Depending on what state you live in LendUp has multiple loan types. In some states, loans ranging from $100 to $250 are allowed, and in others up to $1000. The lesser amounts ($100-$250) could serve as a bridge until your paycheck and that’s why we consider it an overdraft app. Please note that only about half (24 out of 50) of U.S states. are served by LendUp so make sure you live in an eligible state.
The states (as of January 2018) are: Alabama, California, Florida, Hawaii, Idaho, Illinois, Indiana, Kansas, Louisiana, Maine, Minnesota, Mississippi, Missouri, New Mexico, Ohio, Oklahoma, Oregon, South Carolina, Tennessee, Texas, Utah, Washington, Wisconsin and Wyoming.
Bottom line: it is quite expensive. Like most short-term loans, the interest rates are quite high. The APR varies according to the state you live in, the amount you’re borrowing and the period of time you need the money for.
Example: If you live in California and need $250 for 7 days, you will end up paying $44 of fees for it (917% APR). What we do like about the LendUp is that the cost is clearly established up front. You know what you are getting into when you borrow the money.
There is an extra fee of $15 if your check bounces (meaning that you don’t have sufficient funds in your account). This reminds us of an overdraft fee and we do not like this – at all!
While LendUp doesn’t require a good credit score to get approved, they do factor your credit score into their decision when giving you loans.
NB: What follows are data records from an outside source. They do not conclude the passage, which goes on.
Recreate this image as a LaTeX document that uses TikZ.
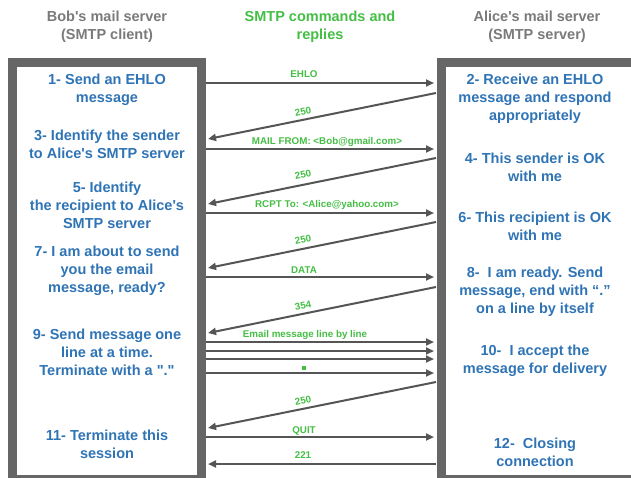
\documentclass[tikz,border=0pt]{standalone}
\usepackage{fontspec}
\setmainfont{Liberation Sans}[Ligatures=TeXOff]
\usetikzlibrary{arrows.meta}
\definecolor{bluetxt}{HTML}{2F74B5}
\definecolor{greentxt}{HTML}{45BE45}
\definecolor{graytxt}{HTML}{7A7A7A}
\definecolor{framegray}{HTML}{666666}
\definecolor{arrowgray}{HTML}{555555}
\begin{document}
\begin{tikzpicture}[x=1pt,y=-1pt,
  frame/.style={draw=framegray,line width=9pt,fill=white},
  stepbox/.style={text=bluetxt,font=\bfseries\fontsize{14.5}{18}\selectfont,align=center,inner sep=0},
  title/.style={text=graytxt,font=\bfseries\fontsize{14.5}{18}\selectfont,align=center,inner sep=0},
  gtitle/.style={text=greentxt,font=\bfseries\fontsize{14.5}{18}\selectfont,align=center,inner sep=0},
  msg/.style={draw=arrowgray,line width=2pt,-{Triangle[length=8pt,width=7pt]}},
  lbl/.style={text=greentxt,font=\bfseries\fontsize{9.8}{11}\selectfont,inner sep=0}]
\useasboundingbox (0,0) rectangle (631,477);
\clip (0,0) rectangle (631,477);
\fill[white] (0,0) rectangle (631,477);

% titles
\node[title] (tbob) at (107,27) {Bob's mail server\\(SMTP client)};
\node[gtitle] (tsmtp) at (320,27) {SMTP commands and\\replies};
\node[title] (talice) at (537,27) {Alice's mail server\\(SMTP server)};

% frames
\draw[frame] (12.5,62) rectangle (201.5,479.5);
\draw[frame] (441,62) rectangle (640,479.5);

% left steps
\node[stepbox] (s1) at (107,90) {1- Send an EHLO\\message};
\node[stepbox] (s3) at (107,144) {3- Identify the sender\\to Alice's SMTP server};
\node[stepbox] (s5) at (107,205) {5- Identify\\the recipient to Alice's\\SMTP server};
\node[stepbox] (s7) at (107,271) {7- I am about to send\\you the email\\message, ready?};
\node[stepbox] (s9) at (107,352) {9- Send message one\\line at a time.\\Terminate with a "."};
\node[stepbox] (s11) at (107,444) {11- Terminate this\\session};

% right steps
\node[stepbox] (s2) at (535,99) {2- Receive an EHLO\\message and respond\\appropriately};
\node[stepbox] (s4) at (535,167) {4- This sender is OK\\with me};
\node[stepbox] (s6) at (535,226) {6- This recipient is OK\\with me};
\node[stepbox] (s8) at (535,292) {8-\ \ I am ready. Send\\message, end with “.”\\on a line by itself};
\node[stepbox] (s10) at (535,361) {10-\ \ I accept the\\message for delivery};
\node[stepbox] (s12) at (535,452) {12-\ \ Closing\\connection};

% endpoints
\coordinate (l1) at (206,83);   \coordinate (r1) at (434,83);
\coordinate (r2) at (436,93);   \coordinate (l2) at (208,139);
\coordinate (l3) at (206,149);  \coordinate (r3) at (434,149);
\coordinate (r4) at (436,158);  \coordinate (l4) at (208,204);
\coordinate (l5) at (206,213);  \coordinate (r5) at (434,213);
\coordinate (r6) at (436,222);  \coordinate (l6) at (208,268);
\coordinate (l7) at (206,277);  \coordinate (r7) at (434,277);
\coordinate (r8) at (436,287);  \coordinate (l8) at (208,333);
\coordinate (l9a) at (206,342); \coordinate (r9a) at (434,342);
\coordinate (l9b) at (206,351); \coordinate (r9b) at (434,351);
\coordinate (l9c) at (206,359); \coordinate (r9c) at (434,359);
\coordinate (l9d) at (206,373); \coordinate (r9d) at (434,373);
\coordinate (r10) at (436,382); \coordinate (l10) at (208,428);
\coordinate (l11) at (206,437); \coordinate (r11) at (434,437);
\coordinate (r12) at (436,464); \coordinate (l12) at (208,464);

% messages
\draw[msg] (l1) -- (r1);
\draw[msg] (r2) -- (l2);
\draw[msg] (l3) -- (r3);
\draw[msg] (r4) -- (l4);
\draw[msg] (l5) -- (r5);
\draw[msg] (r6) -- (l6);
\draw[msg] (l7) -- (r7);
\draw[msg] (r8) -- (l8);
\draw[msg] (l9a) -- (r9a);
\draw[msg] (l9b) -- (r9b);
\draw[msg] (l9c) -- (r9c);
\draw[msg] (l9d) -- (r9d);
\draw[msg] (r10) -- (l10);
\draw[msg] (l11) -- (r11);
\draw[msg] (r12) -- (l12);

% labels
\node[lbl] (m1) at (304,74) {EHLO};
\node[lbl,rotate=11.5] (m2) at (303,112) {250};
\node[lbl] (m3) at (327,142) {MAIL FROM: <Bob@gmail.com>};
\node[lbl,rotate=11.5] (m4) at (303,175) {250};
\node[lbl] (m5) at (327,205) {RCPT To: <Alice@yahoo.com>};
\node[lbl,rotate=11.5] (m6) at (303,240) {250};
\node[lbl] (m7) at (304,270) {DATA};
\node[lbl,rotate=11.5] (m8) at (303,306) {354};
\node[lbl] (m9) at (305,335) {Email message line by line};
\node[fill=greentxt,minimum size=3.5pt,inner sep=0] (m9d) at (304,368) {};
\node[lbl,rotate=11.5] (m10) at (303,401) {250};
\node[lbl] (m11) at (304,431) {QUIT};
\node[lbl] (m12) at (303,455) {221};
\end{tikzpicture}
\end{document}
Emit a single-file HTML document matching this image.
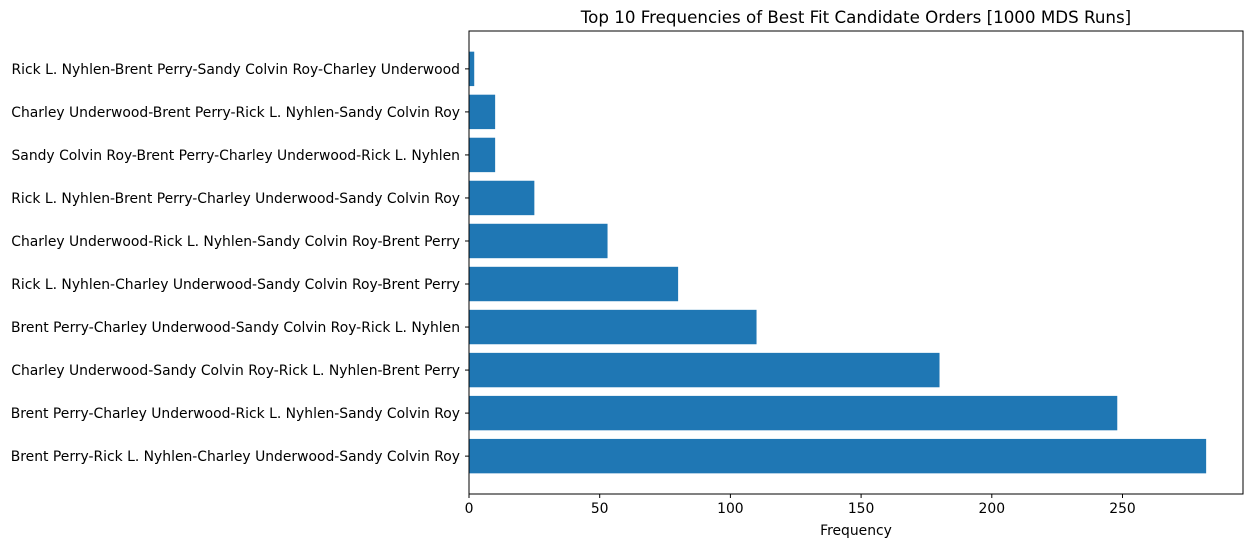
<!DOCTYPE html>
<html><head><meta charset="utf-8"><style>
body{margin:0;background:#fff;font-family:"DejaVu Sans","Liberation Sans",sans-serif;}
svg text{font-family:"DejaVu Sans","Liberation Sans",sans-serif;}
</style></head><body>
<svg id="chart" width="1253" height="547" xmlns="http://www.w3.org/2000/svg">
<rect width="1253" height="547" fill="#fff"/>
<text x="856" y="23" font-size="16.7" text-anchor="middle" fill="#000">Top 10 Frequencies of Best Fit Candidate Orders [1000 MDS Runs]</text>
<text x="856" y="535" font-size="13.9" text-anchor="middle" fill="#000">Frequency</text>
<g id="bars"></g><g id="ticks"></g>
<rect x="469" y="31" width="774" height="463" fill="none" stroke="#000" stroke-width="1"/>
</svg>
<script>
const categories=["Brent Perry-Rick L. Nyhlen-Charley Underwood-Sandy Colvin Roy","Brent Perry-Charley Underwood-Rick L. Nyhlen-Sandy Colvin Roy","Charley Underwood-Sandy Colvin Roy-Rick L. Nyhlen-Brent Perry","Brent Perry-Charley Underwood-Sandy Colvin Roy-Rick L. Nyhlen","Rick L. Nyhlen-Charley Underwood-Sandy Colvin Roy-Brent Perry","Charley Underwood-Rick L. Nyhlen-Sandy Colvin Roy-Brent Perry","Rick L. Nyhlen-Brent Perry-Charley Underwood-Sandy Colvin Roy","Sandy Colvin Roy-Brent Perry-Charley Underwood-Rick L. Nyhlen","Charley Underwood-Brent Perry-Rick L. Nyhlen-Sandy Colvin Roy","Rick L. Nyhlen-Brent Perry-Sandy Colvin Roy-Charley Underwood"];
const frequencies=[282,248,180,110,80,53,25,10,10,2];
const xTicks=[0,50,100,150,200,250];
const NS="http://www.w3.org/2000/svg";
const L=469,R=1243,T=31,B=494;
const xmax=Math.max(...frequencies)*1.05;
const x=v=>L+v/xmax*(R-L);
const n=categories.length;
const ylo=-0.4-0.049*(n-0.2),yhi=n-1+0.4+0.049*(n-0.2);
const y=i=>B-(i-ylo)/(yhi-ylo)*(B-T);
const bw=0.8*(B-T)/(yhi-ylo);
const bars=document.getElementById('bars'),ticks=document.getElementById('ticks');
frequencies.forEach((v,i)=>{
 const r=document.createElementNS(NS,'rect');
 r.setAttribute('x',x(0));r.setAttribute('y',y(i)-bw/2);r.setAttribute('width',x(v)-x(0));r.setAttribute('height',bw);r.setAttribute('fill','#1f77b4');
 
 
 bars.appendChild(r);
 const tk=document.createElementNS(NS,'line');
 tk.setAttribute('x1',L-4);tk.setAttribute('x2',L);tk.setAttribute('y1',y(i));tk.setAttribute('y2',y(i));tk.setAttribute('stroke','#000');
 
 
 ticks.appendChild(tk);
 const t=document.createElementNS(NS,'text');
 t.setAttribute('x',L-9);t.setAttribute('y',y(i)+5);t.setAttribute('font-size','13.9');t.setAttribute('text-anchor','end');
 t.textContent=categories[i];
 
 
 ticks.appendChild(t);
});
xTicks.forEach(v=>{
 const tk=document.createElementNS(NS,'line');
 tk.setAttribute('x1',x(v));tk.setAttribute('x2',x(v));tk.setAttribute('y1',B);tk.setAttribute('y2',B+4);tk.setAttribute('stroke','#000');
 
 
 ticks.appendChild(tk);
 const t=document.createElementNS(NS,'text');
 t.setAttribute('x',x(v));t.setAttribute('y',B+19);t.setAttribute('font-size','13.9');t.setAttribute('text-anchor','middle');
 t.textContent=v;
 
 
 ticks.appendChild(t);
});
</script>
</body></html>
They will also base loan decisions on your answers to the questions they ask during the signing-up process (as described in “How it Works” in this article).
LendUp is an ok option if you urgently need more than $250 for a period of more than 7 days. They are quite expensive and the sign-up process isn’t as easy as on other apps, but they are quite transparent about what they charge you. If you’re looking for a cash advance of $500 or less, you should check out our MoneyLion Plus Review. Our opinion regarding LendUp? Only use them if you REALLY need to.